С осени 1954 г. в течение трех лет Гофман работает в Лаборатории исследований социальной среды в Национальном институте психического здоровья в Бетесде. В 1956–1957 гг. он продолжает свои изыскания в больнице св. Элизабет в Вашингтоне.
Больница св. Элизабет имела свою специфику. Это была одна из центральных государственных больниц Америки, которая имела устойчивые контакты и налаженные связи с федеральным правительством и Национальным институтом психического здоровья, поэтому иногда ее обитателями становились политические заключенные. К тому же в середине 1950-х годов, т. е. в то время, когда Гофман начал свое исследование, число содержавшихся там психически больных за всю ее историю достигло максимального пика. Он работал в больнице ассистентом спортивного администратора, не входил в штат больницы, не имел ключей от отделений (что тогда было привилегией персонала), не жил в больнице и, таким образом, не был полностью интегрирован в ситуацию. Как отмечает Чарльз Лемерт, полученные Гофманом выводы по этим причинам носят четкий отпечаток организационных особенностей именно этой больницы и не могут без оговорок распространяться на все остальные[576].

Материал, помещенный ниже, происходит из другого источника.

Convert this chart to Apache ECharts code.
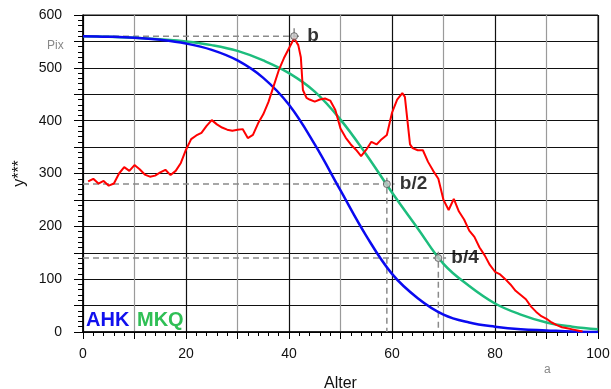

Именно психиатрия как институциональное образование занимает исследовательский интерес Гофмана. Причем интересна она для него не как теория, но как практика. Психиатрическая теория представляет психоз как отчуждение, но «управлять больницей исходя из этой доктрины нельзя»[577]. Поэтому жизнь психиатрической больницы – это не просто приложение психиатрической теории, она организована не по законам психиатрической доктрины, но подчинена общим принципам функционирования социальных институций. Как у социальной институции, у психиатрической больницы есть цель – лечение и перевоспитание – в соответствии с которой организуется жизнь обитателей. Государственные психиатрические больницы основывают свое функционирование, как считает Гофман, на опекунском подходе, поэтому непосредственная жизнь пациентов и стратегии их адаптации к институции так напоминают подобные в пенитенциарной системе.
В идеале, как считает Гофман, психиатрия должна функционировать по сервисной модели, точно так же, как функционирует вся медицина. Психиатры должны предоставлять услуги по укреплению и улучшению психического здоровья граждан. Однако, несмотря на то что психиатрия в настоящее время официально работает и должна работать по этой модели, с ее реализацией на практике возникает множество проблем[578]. Во-первых, в психиатрии до сих пор имеет важное значение опекунская функция, поэтому пациенту не просто оказывают услугу оздоровления психики, его изолируют как угрожающий обществу элемент и подвергают стигматизации. В итоге госпитализированный пациент не получает тех услуг, которые ему необходимы, с ним не ведут себя как с обычным соматическим больным, просто исцеляя его болезнь. Во-вторых, психическое расстройство имеет совершенно специфическую природу, несущий его больной развивает дефектные способы взаимодействия с людьми, исправить которые чисто технически невозможно. В-третьих, по сравнению с обычной общесоматической больницей или автомастерской, психиатрическая больница, чтобы осуществить полный цикл сервисного обслуживания, оборудована чрезвычайно плохо. Предоставляемое психиатрическое лечение психических заболеваний недостаточно успешно и оправдывает практику институциональной психиатрии. В-четвертых, сервисная модель психиатрии отмечена определенной двойственностью: с одной стороны, психиатрическая доктрина требует в общении с больными этического нейтралитета, с другой стороны, психиатры, подобно сотрудникам правоохранительных органов, рассматривают больного как потенциально опасного для общества. «Институционализация психиатрических больниц – своеобразный гротеск сервисных отношений»[579], – заключает Гофман.